◆ AIM OF THE TASK:
Pictures excluded, return the lines below from the first through the line holding "-0.07, -0.05, -0.03, -0.02, 0.0]".
======
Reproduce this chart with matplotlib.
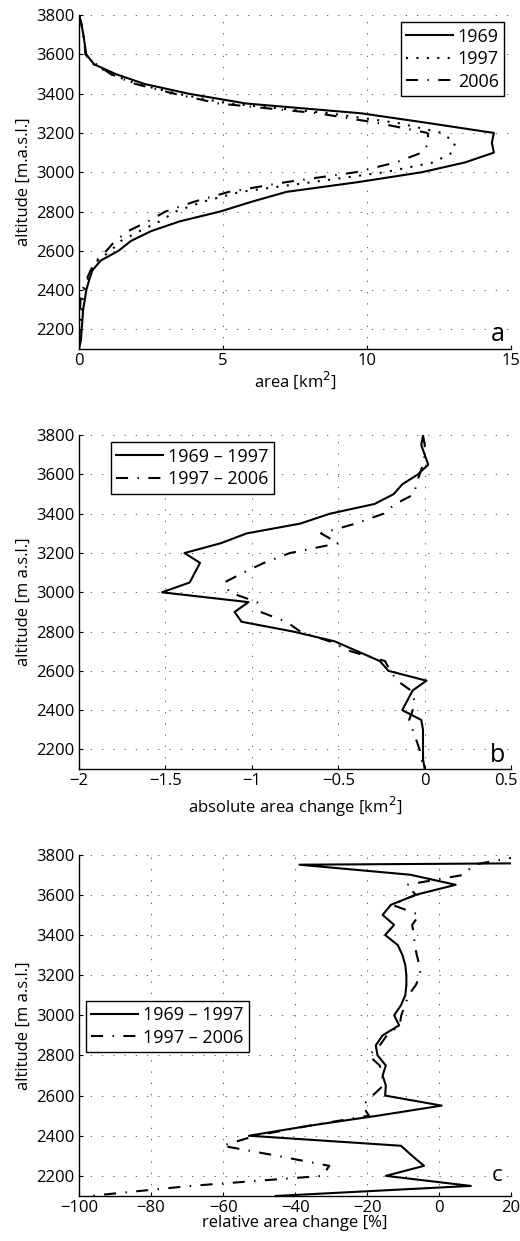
import matplotlib
matplotlib.use("Agg")
import matplotlib.pyplot as plt
import matplotlib.transforms as mtransforms
from matplotlib.ticker import FuncFormatter

plt.rcParams['font.family'] = ['Open Sans', 'DejaVu Sans']

# altitude bands (m a.s.l.), top to bottom
altitude = [3800, 3750, 3700, 3650, 3600, 3550, 3500, 3450, 3400, 3350,
            3300, 3250, 3200, 3150, 3100, 3050, 3000, 2950, 2900, 2850,
            2800, 2750, 2700, 2650, 2600, 2550, 2500, 2450, 2400, 2350,
            2300, 2250, 2200, 2150, 2100]

# area per band [km2]
area_1969 = [0.0, 0.09, 0.15, 0.2, 0.25, 0.52, 1.27, 2.26, 3.8, 5.8,
             9.8, 12.15, 14.4, 14.33, 14.4, 13.4, 11.9, 9.7, 7.2, 6.0,
             4.9, 3.5, 2.5, 1.8, 1.37, 0.75, 0.46, 0.35, 0.25, 0.2,
             0.14, 0.12, 0.09, 0.07, 0.0]
area_1997 = [0.0, 0.09, 0.15, 0.2, 0.22, 0.5, 1.1, 2.0, 3.4, 5.2,
             8.7, 11.1, 12.6, 13.05, 12.96, 12.3, 10.6, 8.1, 5.6, 4.3,
             3.36, 2.8, 2.1, 1.45, 1.1, 0.64, 0.46, 0.3, 0.17, 0.12,
             0.1, 0.08, 0.07, 0.05, 0.0]
area_2006 = [0.0, 0.09, 0.15, 0.2, 0.22, 0.6, 1.1, 1.95, 3.3, 4.85,
             8.3, 10.4, 12.1, 12.15, 11.9, 11.0, 9.6, 7.2, 5.2, 4.0,
             3.0, 2.4, 1.7, 1.25, 0.95, 0.6, 0.4, 0.25, 0.12, 0.05,
             0.04, 0.03, 0.02, 0.01, 0.0]

# absolute change [km2]
abs_69_97 = [-0.01, -0.02, 0.0, 0.02, -0.04, -0.13, -0.18, -0.29, -0.55, -0.72,
             -1.03, -1.18, -1.39, -1.30, -1.33, -1.36, -1.52, -1.02, -1.10, -1.06,
             -0.76, -0.52, -0.39, -0.26, -0.21, 0.01, -0.07, -0.10, -0.13, -0.02,
             -0.01, -0.01, -0.01, -0.01, 0.0]
abs_97_06 = [-0.01, 0.0, 0.0, -0.01, -0.03, -0.05, -0.06, -0.17, -0.24, -0.40,
             -0.60, -0.50, -0.78, -0.93, -1.05, -1.16, -1.13, -0.97, -0.95, -0.80,
             -0.72, -0.55, -0.43, -0.23, -0.20, -0.16, -0.08, -0.06, -0.07, -0.09,
             -0.07, -0.05, -0.03, -0.02, 0.0]

# relative change [%]
rel_69_97 = [400, -38.8, -8, 4.6, -6.5, -13.4, -15.7, -12.5, -15, -11.5,
             -10.2, -9.4, -9.1, -9.1, -9.4, -10.6, -12.5, -11.1, -15.7, -17.6,
             -17.1, -14.8, -15.7, -14.8, -15, 0.7, -17, -36, -52.8, -10.6,
             -7.5, -4.2, -14.8, 8.8, -45.4]
rel_97_06 = [25, 9.5, 7, -9, -6.5, -13, -5.5, -7.5, -7.0, -6.8,
             -6.2, -5.5, -5.2, -6.5, -8.5, -9.5, -10.5, -11, -14.5, -16.5,
             -19.6, -16.5, -15.8, -15.5, -18.5, -21.3, -19.5, -36, -51, -60.2,
             -45, -30.5, -32.4, -69, -97]

dotted = (0, (1, 4))
dashdot = (0, (5.8, 4.5, 0.7, 4.5))
lw = 1.5
fs = 12
lfs = 13

fig = plt.figure(figsize=(5.2, 12.41), dpi=100)
ax_a = fig.add_axes([0.152, 0.7188, 0.831, 0.269])
ax_b = fig.add_axes([0.152, 0.3803, 0.831, 0.269])
ax_c = fig.add_axes([0.152, 0.0363, 0.831, 0.275])


def style(ax):
    for s in ['top', 'right']:
        ax.spines[s].set_visible(False)
    for s in ['left', 'bottom']:
        ax.spines[s].set_linewidth(1.0)
    ax.grid(True, color='0.25', linestyle=(0, (1.5, 12)), linewidth=0.6)
    ax.tick_params(direction='in', length=3, labelsize=fs, width=0.8, pad=3)
    ax.set_ylim(2100, 3800)
    ax.set_yticks(range(2200, 3801, 200))
    ax.xaxis.set_major_formatter(FuncFormatter(lambda v, p: ('%g' % v).replace('-', '\u2212')))


def legend(ax, loc, anchor):
    ax.legend(loc=loc, bbox_to_anchor=anchor, borderaxespad=0,
              fancybox=False, framealpha=1, edgecolor='k', fontsize=lfs,
              handlelength=2.6, handletextpad=0.25, labelspacing=0.25,
              borderpad=0.3)


# panel a
ax_a.plot(area_1969, altitude, color='k', lw=lw, label='1969')
ax_a.plot(area_1997, altitude, color='k', lw=lw, linestyle=dotted, label='1997')
ax_a.plot(area_2006, altitude, color='k', lw=lw, linestyle=dashdot, label='2006')
style(ax_a)
ax_a.set_xlim(0, 15)
ax_a.set_xticks([0, 5, 10, 15])
ax_a.set_xlabel('area [km$^2$]', fontsize=fs, labelpad=0)
ax_a.set_ylabel('altitude [m.a.s.l.]', fontsize=fs, labelpad=3)
ax_a.text(0.985, 0.025, 'a', transform=ax_a.transAxes, fontsize=18,
          ha='right', va='baseline')
legend(ax_a, 'upper right', (0.984, 0.979))

# panel b
ax_b.plot(abs_69_97, altitude, color='k', lw=lw, label='1969 \u2013 1997')
ax_b.plot(abs_97_06, altitude, color='k', lw=lw, linestyle=dashdot, label='1997 \u2013 2006')
style(ax_b)
ax_b.set_xlim(-2, 0.5)
ax_b.set_xticks([-2, -1.5, -1, -0.5, 0, 0.5])
ax_b.set_xlabel('absolute area change [km$^2$]', fontsize=fs, labelpad=4)
ax_b.set_ylabel('altitude [m a.s.l.]', fontsize=fs, labelpad=3)
ax_b.text(0.985, 0.022, 'b', transform=ax_b.transAxes, fontsize=18,
          ha='right', va='baseline')
legend(ax_b, 'upper left', (0.074, 0.979))
# nudge the last tick label so it stays inside the figure
last = ax_b.get_xticklabels()[-1]
last.set_transform(last.get_transform() +
                   mtransforms.ScaledTranslation(-4 / 72, 0, fig.dpi_scale_trans))

# panel c
ax_c.plot(rel_69_97, altitude, color='k', lw=lw, label='1969 \u2013 1997')
ax_c.plot(rel_97_06, altitude, color='k', lw=lw, linestyle=dashdot, label='1997 \u2013 2006')
style(ax_c)
ax_c.set_xlim(-100, 20)
ax_c.set_xticks(range(-100, 21, 20))
ax_c.set_xlabel('relative area change [%]', fontsize=fs, labelpad=-1)
ax_c.set_ylabel('altitude [m a.s.l.]', fontsize=fs, labelpad=3)
ax_c.text(0.98, 0.044, 'c', transform=ax_c.transAxes, fontsize=16,
          ha='right', va='baseline')
legend(ax_c, 'upper left', (0.016, 0.572))

fig.savefig('out.png', dpi=100)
======
◆ EXPECTED ANSWER:
Reproduce this chart with matplotlib.
import matplotlib
matplotlib.use("Agg")
import matplotlib.pyplot as plt
import matplotlib.transforms as mtransforms
from matplotlib.ticker import FuncFormatter

plt.rcParams['font.family'] = ['Open Sans', 'DejaVu Sans']

# altitude bands (m a.s.l.), top to bottom
altitude = [3800, 3750, 3700, 3650, 3600, 3550, 3500, 3450, 3400, 3350,
            3300, 3250, 3200, 3150, 3100, 3050, 3000, 2950, 2900, 2850,
            2800, 2750, 2700, 2650, 2600, 2550, 2500, 2450, 2400, 2350,
            2300, 2250, 2200, 2150, 2100]

# area per band [km2]
area_1969 = [0.0, 0.09, 0.15, 0.2, 0.25, 0.52, 1.27, 2.26, 3.8, 5.8,
             9.8, 12.15, 14.4, 14.33, 14.4, 13.4, 11.9, 9.7, 7.2, 6.0,
             4.9, 3.5, 2.5, 1.8, 1.37, 0.75, 0.46, 0.35, 0.25, 0.2,
             0.14, 0.12, 0.09, 0.07, 0.0]
area_1997 = [0.0, 0.09, 0.15, 0.2, 0.22, 0.5, 1.1, 2.0, 3.4, 5.2,
             8.7, 11.1, 12.6, 13.05, 12.96, 12.3, 10.6, 8.1, 5.6, 4.3,
             3.36, 2.8, 2.1, 1.45, 1.1, 0.64, 0.46, 0.3, 0.17, 0.12,
             0.1, 0.08, 0.07, 0.05, 0.0]
area_2006 = [0.0, 0.09, 0.15, 0.2, 0.22, 0.6, 1.1, 1.95, 3.3, 4.85,
             8.3, 10.4, 12.1, 12.15, 11.9, 11.0, 9.6, 7.2, 5.2, 4.0,
             3.0, 2.4, 1.7, 1.25, 0.95, 0.6, 0.4, 0.25, 0.12, 0.05,
             0.04, 0.03, 0.02, 0.01, 0.0]

# absolute change [km2]
abs_69_97 = [-0.01, -0.02, 0.0, 0.02, -0.04, -0.13, -0.18, -0.29, -0.55, -0.72,
             -1.03, -1.18, -1.39, -1.30, -1.33, -1.36, -1.52, -1.02, -1.10, -1.06,
             -0.76, -0.52, -0.39, -0.26, -0.21, 0.01, -0.07, -0.10, -0.13, -0.02,
             -0.01, -0.01, -0.01, -0.01, 0.0]
abs_97_06 = [-0.01, 0.0, 0.0, -0.01, -0.03, -0.05, -0.06, -0.17, -0.24, -0.40,
             -0.60, -0.50, -0.78, -0.93, -1.05, -1.16, -1.13, -0.97, -0.95, -0.80,
             -0.72, -0.55, -0.43, -0.23, -0.20, -0.16, -0.08, -0.06, -0.07, -0.09,
             -0.07, -0.05, -0.03, -0.02, 0.0]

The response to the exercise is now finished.